We did not expect the overall effect of donepezil to be larger than that of nicotine in our studies. Possible explanations for this finding include (1) the chronic 30-day (donepezil) vs the acute single-dose (nicotine) drug administration; (2) the difference in the subjects' mean age between the two studies; and (3) the difference in the subjects' flight experience and training. The mean age of the subjects in the donepezil group was 20 years higher than that in the nicotine group and one might speculate that the performance of older pilots benefits more from a cholinergic drug than that of younger pilots. The pilots of the donepezil study, on average, had less flight experience (mean total flight time=08.83 h) than those of the nicotine study (mean=10.45 h) and only 60% of the pilots of the donepezil study were trained to fly under instrument flight rules (IFR), compared to 76% in the nicotine study.

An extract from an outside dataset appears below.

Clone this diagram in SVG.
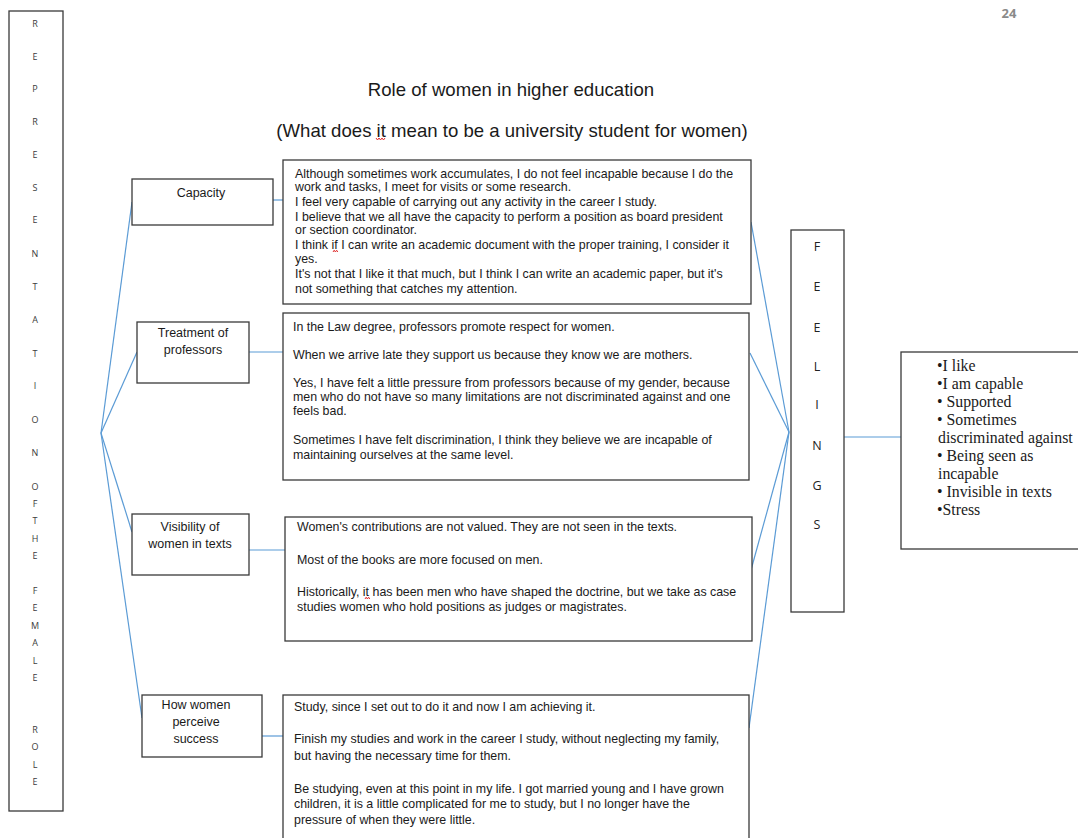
<svg xmlns="http://www.w3.org/2000/svg" width="1078" height="838" viewBox="0 0 1078 838">
<style>
.box{fill:#fff;stroke:#3a3a3a;stroke-width:1.3}
.con{stroke:#5b9bd5;stroke-width:1.2;fill:none}
.t{font-family:"Liberation Sans",Arial,sans-serif;font-size:12.4px;fill:#1a1a1a}
.lbl{font-family:"Liberation Sans",Arial,sans-serif;font-size:12.5px;fill:#1a1a1a;text-anchor:middle}
.vl{font-family:"Open Sans","Liberation Sans",sans-serif;font-size:9px;fill:#3c3c3c;text-anchor:middle}
.fl{font-family:"Open Sans","Liberation Sans",sans-serif;font-size:12.5px;fill:#222;text-anchor:middle}
.title{font-family:"Liberation Sans",Arial,sans-serif;font-size:18.6px;fill:#1a1a1a;text-anchor:middle}
.ser{font-family:"Liberation Serif","Times New Roman",serif;font-size:15.8px;fill:#1a1a1a}
.sq{stroke:#e03030;stroke-width:1;fill:none}
</style>
<rect width="1078" height="838" fill="#fff"/>
<text x="1009" y="18" font-family="'Open Sans','Liberation Sans',sans-serif" font-size="13" font-weight="bold" fill="#8a8a8a" text-anchor="middle">24</text>
<g id="title">
<text class="title" x="511" y="96">Role of women in higher education</text>
<text class="title" x="512" y="137">(What does it mean to be a university student for women)</text>
<path class="sq" d="M376 138 l1.5 2 l1.5 -2 l1.5 2 l1.5 -2 l1.5 2 l1.5 -2"/>
</g>
<g id="connectors">
<line class="con" x1="101" y1="433" x2="132" y2="202"/>
<line class="con" x1="101" y1="433" x2="137" y2="352"/>
<line class="con" x1="101" y1="433" x2="132" y2="532"/>
<line class="con" x1="101" y1="433" x2="142" y2="718"/>
<line class="con" x1="273" y1="200" x2="283" y2="200"/>
<line class="con" x1="249" y1="352" x2="283" y2="352"/>
<line class="con" x1="249" y1="550" x2="285" y2="550"/>
<line class="con" x1="262" y1="736" x2="283" y2="736"/>
<line class="con" x1="751" y1="222" x2="789" y2="432"/>
<line class="con" x1="750" y1="353" x2="789" y2="432"/>
<line class="con" x1="751" y1="570" x2="789" y2="432"/>
<line class="con" x1="749" y1="728" x2="789" y2="432"/>
<line class="con" x1="843" y1="437" x2="901" y2="437"/>
</g>
<g id="representation">
<rect class="box" x="9" y="11" width="54" height="800"/>
<text class="vl" x="35" y="27">R</text>
<text class="vl" x="35" y="60">E</text>
<text class="vl" x="35" y="92">P</text>
<text class="vl" x="35" y="125">R</text>
<text class="vl" x="35" y="158">E</text>
<text class="vl" x="35" y="191">S</text>
<text class="vl" x="35" y="223">E</text>
<text class="vl" x="35" y="257">N</text>
<text class="vl" x="35" y="290">T</text>
<text class="vl" x="35" y="323">A</text>
<text class="vl" x="35" y="357">T</text>
<text class="vl" x="35" y="389">I</text>
<text class="vl" x="35" y="423">O</text>
<text class="vl" x="35" y="456">N</text>
<text class="vl" x="35" y="490">O</text>
<text class="vl" x="35" y="507">F</text>
<text class="vl" x="35" y="524">T</text>
<text class="vl" x="35" y="542">H</text>
<text class="vl" x="35" y="559">E</text>
<text class="vl" x="35" y="594">F</text>
<text class="vl" x="35" y="611">E</text>
<text class="vl" x="35" y="629">M</text>
<text class="vl" x="35" y="646">A</text>
<text class="vl" x="35" y="664">L</text>
<text class="vl" x="35" y="681">E</text>
<text class="vl" x="35" y="733">R</text>
<text class="vl" x="35" y="750">O</text>
<text class="vl" x="35" y="768">L</text>
<text class="vl" x="35" y="785">E</text>
</g>
<g id="capacity">
<rect class="box" x="132" y="179" width="141" height="46"/>
<text class="lbl" x="201" y="197">Capacity</text>
</g>
<g id="capacity-text">
<rect class="box" x="283" y="160" width="468" height="144"/>
<text class="t" x="295" y="178">Although sometimes work accumulates, I do not feel incapable because I do the</text>
<text class="t" x="295" y="191">work and tasks, I meet for visits or some research.</text>
<text class="t" x="295" y="206">I feel very capable of carrying out any activity in the career I study.</text>
<text class="t" x="295" y="221">I believe that we all have the capacity to perform a position as board president</text>
<text class="t" x="295" y="234">or section coordinator.</text>
<text class="t" x="295" y="249">I think if I can write an academic document with the proper training, I consider it</text>
<text class="t" x="295" y="263">yes.</text>
<text class="t" x="295" y="278">It's not that I like it that much, but I think I can write an academic paper, but it's</text>
<text class="t" x="295" y="293">not something that catches my attention.</text>
<path class="sq" d="M333 252 l1.2 -1.8 l1.2 1.8 l1.2 -1.8 l1.2 1.8"/>
</g>
<g id="treatment">
<rect class="box" x="137" y="322" width="112" height="61"/>
<text class="lbl" x="193" y="337">Treatment of</text>
<text class="lbl" x="193" y="354">professors</text>
</g>
<g id="treatment-text">
<rect class="box" x="283" y="313" width="466" height="167"/>
<text class="t" x="293" y="331">In the Law degree, professors promote respect for women.</text>
<text class="t" x="293" y="359">When we arrive late they support us because they know we are mothers.</text>
<text class="t" x="293" y="387">Yes, I have felt a little pressure from professors because of my gender, because</text>
<text class="t" x="293" y="401">men who do not have so many limitations are not discriminated against and one</text>
<text class="t" x="293" y="415">feels bad.</text>
<text class="t" x="293" y="444">Sometimes I have felt discrimination, I think they believe we are incapable of</text>
<text class="t" x="293" y="459">maintaining ourselves at the same level.</text>
</g>
<g id="visibility">
<rect class="box" x="132" y="514" width="117" height="61"/>
<text class="lbl" x="190" y="531">Visibility of</text>
<text class="lbl" x="190" y="548">women in texts</text>
</g>
<g id="visibility-text">
<rect class="box" x="285" y="517" width="467" height="124"/>
<text class="t" x="297" y="531">Women's contributions are not valued. They are not seen in the texts.</text>
<text class="t" x="297" y="564">Most of the books are more focused on men.</text>
<text class="t" x="297" y="596">Historically, it has been men who have shaped the doctrine, but we take as case</text>
<text class="t" x="297" y="611">studies women who hold positions as judges or magistrates.</text>
<path class="sq" d="M365 599 l1.2 -1.8 l1.2 1.8 l1.2 -1.8 l1.2 1.8"/>
</g>
<g id="success">
<rect class="box" x="142" y="695" width="120" height="62"/>
<text class="lbl" x="196" y="709">How women</text>
<text class="lbl" x="196" y="726">perceive</text>
<text class="lbl" x="196" y="743">success</text>
</g>
<g id="success-text">
<rect class="box" x="283" y="695" width="466" height="150"/>
<text class="t" x="294" y="711">Study, since I set out to do it and now I am achieving it.</text>
<text class="t" x="294" y="743">Finish my studies and work in the career I study, without neglecting my family,</text>
<text class="t" x="294" y="760">but having the necessary time for them.</text>
<text class="t" x="294" y="793">Be studying, even at this point in my life. I got married young and I have grown</text>
<text class="t" x="294" y="808">children, it is a little complicated for me to study, but I no longer have the</text>
<text class="t" x="294" y="824">pressure of when they were little.</text>
</g>
<g id="feelings">
<rect class="box" x="791" y="230" width="53" height="382"/>
<text class="fl" x="817" y="251">F</text>
<text class="fl" x="817" y="291">E</text>
<text class="fl" x="817" y="332">E</text>
<text class="fl" x="817" y="371">L</text>
<text class="fl" x="817" y="409">I</text>
<text class="fl" x="817" y="450">N</text>
<text class="fl" x="817" y="490">G</text>
<text class="fl" x="817" y="529">S</text>
</g>
<g id="feelings-list">
<rect class="box" x="901" y="352" width="190" height="197"/>
<text class="ser" x="937" y="371">•I like</text>
<text class="ser" x="937" y="389">•I am capable</text>
<text class="ser" x="937" y="407">• Supported</text>
<text class="ser" x="937" y="425">• Sometimes</text>
<text class="ser" x="938" y="443">discriminated against</text>
<text class="ser" x="937" y="461">• Being seen as</text>
<text class="ser" x="938" y="479">incapable</text>
<text class="ser" x="937" y="497">• Invisible in texts</text>
<text class="ser" x="937" y="515">•Stress</text>
</g>
</svg>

One might speculate that less-experienced and less-trained pilots benefit more from cholinergic drugs. While the present study was not designed to test such hypotheses, future studies might be designed to investigate how drug administration, age, and the amount of flight experience and training mediate cholinergic drug effects on flight performance.

To allow evaluation of the practical significance of our study's findings, we note some of its strengths and limitations. The strengths that make this comparison of two cholinergic drugs and alcohol unique are that it is based on three clinical trials that: (1) were conducted at the same laboratory (same ‘site’); (2) used subjects with similar demographics; (3) investigated subjects who had a key characteristic in common: they were all licensed pilots; and (4) applied identical outcome measures (flight performance in the same simulator). The limitations of the comparison study are that it is based on three clinical trials with partly different designs (parallel group vs crossover; different means of subject age). Generally, a crossover design is more valid and powerful to test the effects of a drug on flight performance, if there is no evidence that either the drug or the testing procedure have any carryover effects on subsequent performance. Under these conditions, a crossover design reduces the influence of the between-subjects variability and therefore results in higher statistical power. This is the preferred design when acute drug effects on performance (such as acute nicotine effects) are investigated. However, when a drug has little acute effects on performance because it requires a longer administration period (typically drugs with longer elimination half lives), a parallel group design is preferred, as carryover effects would require long washout periods during the study. The elimination half-life of donepezil is about 70 h; that of nicotine is about 2 h. Our expectation was that administration of two 2 mg nicotine gum in 1 day to nonsmokers would not have any pharmacologic carryover effects, but that a 30-day administration of 5 mg donepezil/day would have significant pharmacologic carryover effects. This is why we designed the nicotine trial as a crossover study and the donepezil trial as a parallel group study. To shed more light on the similarities and differences of effects of cholinergic drugs with different pharmacologic mechanisms, future investigations might conduct head-to-head comparisons of direct and indirect cholinergic drugs in one study applying a parallel group design comparing subject groups with a similar mean age.